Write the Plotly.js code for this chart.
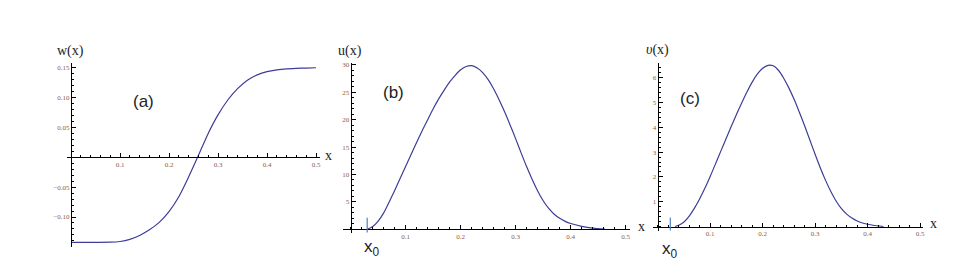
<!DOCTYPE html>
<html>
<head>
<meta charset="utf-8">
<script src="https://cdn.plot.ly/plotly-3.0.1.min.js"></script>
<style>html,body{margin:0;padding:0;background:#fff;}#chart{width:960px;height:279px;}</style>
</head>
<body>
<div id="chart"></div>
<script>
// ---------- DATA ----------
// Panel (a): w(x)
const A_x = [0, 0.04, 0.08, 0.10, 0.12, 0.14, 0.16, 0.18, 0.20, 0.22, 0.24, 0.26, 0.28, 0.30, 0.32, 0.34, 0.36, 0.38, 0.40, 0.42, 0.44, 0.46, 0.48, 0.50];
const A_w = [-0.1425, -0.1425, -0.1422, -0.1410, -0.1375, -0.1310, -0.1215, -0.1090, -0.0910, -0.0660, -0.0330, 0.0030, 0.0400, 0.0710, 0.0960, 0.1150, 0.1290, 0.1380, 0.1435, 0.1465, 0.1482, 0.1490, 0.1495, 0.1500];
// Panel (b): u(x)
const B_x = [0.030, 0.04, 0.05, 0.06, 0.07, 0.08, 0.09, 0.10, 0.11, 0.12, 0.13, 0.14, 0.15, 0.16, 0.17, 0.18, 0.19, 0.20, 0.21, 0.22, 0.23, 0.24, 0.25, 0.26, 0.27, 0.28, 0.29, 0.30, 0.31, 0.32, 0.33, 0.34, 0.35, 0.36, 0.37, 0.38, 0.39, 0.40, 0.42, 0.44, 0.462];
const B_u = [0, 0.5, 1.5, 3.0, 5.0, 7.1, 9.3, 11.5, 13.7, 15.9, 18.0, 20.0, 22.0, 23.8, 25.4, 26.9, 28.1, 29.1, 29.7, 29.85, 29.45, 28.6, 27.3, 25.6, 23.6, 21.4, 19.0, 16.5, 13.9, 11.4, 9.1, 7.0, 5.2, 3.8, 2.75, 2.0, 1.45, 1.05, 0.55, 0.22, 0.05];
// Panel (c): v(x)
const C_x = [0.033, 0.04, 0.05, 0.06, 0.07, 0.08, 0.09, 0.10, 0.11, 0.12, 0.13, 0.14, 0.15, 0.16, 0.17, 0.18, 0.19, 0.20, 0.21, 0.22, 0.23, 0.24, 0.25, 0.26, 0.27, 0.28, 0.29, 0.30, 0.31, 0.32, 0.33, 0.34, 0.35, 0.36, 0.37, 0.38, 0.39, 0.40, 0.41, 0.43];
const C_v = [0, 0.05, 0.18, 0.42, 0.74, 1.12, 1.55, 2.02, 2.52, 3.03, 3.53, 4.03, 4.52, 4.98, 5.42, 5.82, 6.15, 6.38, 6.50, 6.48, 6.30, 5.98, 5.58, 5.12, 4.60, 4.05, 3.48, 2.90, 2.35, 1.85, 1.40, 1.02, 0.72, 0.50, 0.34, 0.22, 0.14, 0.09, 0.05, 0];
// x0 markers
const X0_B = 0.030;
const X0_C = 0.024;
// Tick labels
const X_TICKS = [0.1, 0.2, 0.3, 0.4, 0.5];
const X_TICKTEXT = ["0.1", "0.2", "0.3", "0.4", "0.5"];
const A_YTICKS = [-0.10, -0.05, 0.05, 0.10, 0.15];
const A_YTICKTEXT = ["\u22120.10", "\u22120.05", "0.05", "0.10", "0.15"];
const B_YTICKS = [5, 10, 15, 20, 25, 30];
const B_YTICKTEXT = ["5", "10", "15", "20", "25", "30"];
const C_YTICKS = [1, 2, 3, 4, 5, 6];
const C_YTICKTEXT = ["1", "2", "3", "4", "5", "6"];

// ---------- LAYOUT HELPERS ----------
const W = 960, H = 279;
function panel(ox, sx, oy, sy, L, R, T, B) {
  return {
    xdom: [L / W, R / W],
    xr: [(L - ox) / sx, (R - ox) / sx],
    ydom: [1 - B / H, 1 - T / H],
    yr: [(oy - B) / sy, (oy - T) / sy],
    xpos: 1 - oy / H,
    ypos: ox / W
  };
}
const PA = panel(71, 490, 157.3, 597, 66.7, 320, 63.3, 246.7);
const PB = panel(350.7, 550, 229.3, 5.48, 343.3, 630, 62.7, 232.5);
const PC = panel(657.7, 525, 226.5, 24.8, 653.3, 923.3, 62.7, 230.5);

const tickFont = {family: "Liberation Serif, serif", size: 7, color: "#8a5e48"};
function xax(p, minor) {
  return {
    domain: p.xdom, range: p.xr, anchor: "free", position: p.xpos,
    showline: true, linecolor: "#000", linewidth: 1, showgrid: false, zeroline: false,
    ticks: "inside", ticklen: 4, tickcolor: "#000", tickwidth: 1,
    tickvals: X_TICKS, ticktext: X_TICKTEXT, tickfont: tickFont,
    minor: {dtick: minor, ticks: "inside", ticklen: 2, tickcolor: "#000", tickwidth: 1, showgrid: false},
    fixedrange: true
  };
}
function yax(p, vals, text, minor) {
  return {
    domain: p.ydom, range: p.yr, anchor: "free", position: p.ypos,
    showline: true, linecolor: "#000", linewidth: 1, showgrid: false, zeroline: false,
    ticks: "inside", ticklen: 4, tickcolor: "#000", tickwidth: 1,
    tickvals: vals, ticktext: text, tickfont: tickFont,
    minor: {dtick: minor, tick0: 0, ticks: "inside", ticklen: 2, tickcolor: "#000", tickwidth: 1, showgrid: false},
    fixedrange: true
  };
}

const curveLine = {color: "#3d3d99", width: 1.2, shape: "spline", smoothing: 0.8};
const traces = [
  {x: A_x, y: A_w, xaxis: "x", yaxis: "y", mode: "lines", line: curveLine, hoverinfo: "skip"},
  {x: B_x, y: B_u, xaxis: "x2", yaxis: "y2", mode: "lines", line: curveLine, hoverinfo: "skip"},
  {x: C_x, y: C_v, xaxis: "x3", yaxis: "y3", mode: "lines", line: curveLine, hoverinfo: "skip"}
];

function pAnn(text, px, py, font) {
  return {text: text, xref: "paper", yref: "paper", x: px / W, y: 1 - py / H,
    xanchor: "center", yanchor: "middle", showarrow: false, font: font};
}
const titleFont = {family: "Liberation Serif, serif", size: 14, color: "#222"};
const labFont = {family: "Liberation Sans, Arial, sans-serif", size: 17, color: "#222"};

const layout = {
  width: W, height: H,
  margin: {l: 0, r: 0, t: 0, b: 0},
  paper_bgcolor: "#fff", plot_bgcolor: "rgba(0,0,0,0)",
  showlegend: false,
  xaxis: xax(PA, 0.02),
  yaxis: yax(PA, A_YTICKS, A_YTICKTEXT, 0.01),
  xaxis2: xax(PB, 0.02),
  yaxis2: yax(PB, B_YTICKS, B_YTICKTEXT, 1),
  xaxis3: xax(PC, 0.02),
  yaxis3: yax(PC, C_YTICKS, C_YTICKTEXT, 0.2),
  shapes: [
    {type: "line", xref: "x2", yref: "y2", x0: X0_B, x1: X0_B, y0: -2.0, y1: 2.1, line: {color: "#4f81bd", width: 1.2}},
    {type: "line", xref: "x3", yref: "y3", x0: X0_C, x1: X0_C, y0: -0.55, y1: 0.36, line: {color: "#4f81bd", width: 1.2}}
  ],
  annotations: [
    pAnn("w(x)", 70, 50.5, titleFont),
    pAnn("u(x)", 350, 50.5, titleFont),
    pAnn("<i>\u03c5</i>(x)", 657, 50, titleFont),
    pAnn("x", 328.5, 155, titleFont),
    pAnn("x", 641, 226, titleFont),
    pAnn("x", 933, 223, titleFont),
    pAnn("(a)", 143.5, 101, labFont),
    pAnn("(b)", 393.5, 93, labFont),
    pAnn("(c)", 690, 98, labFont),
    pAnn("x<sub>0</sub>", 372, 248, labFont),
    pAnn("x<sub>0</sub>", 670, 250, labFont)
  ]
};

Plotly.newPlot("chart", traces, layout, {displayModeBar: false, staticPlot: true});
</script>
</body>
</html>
____
## To be done
Write down only how many lines in the listing contain the word "chart".

## Worked answer
4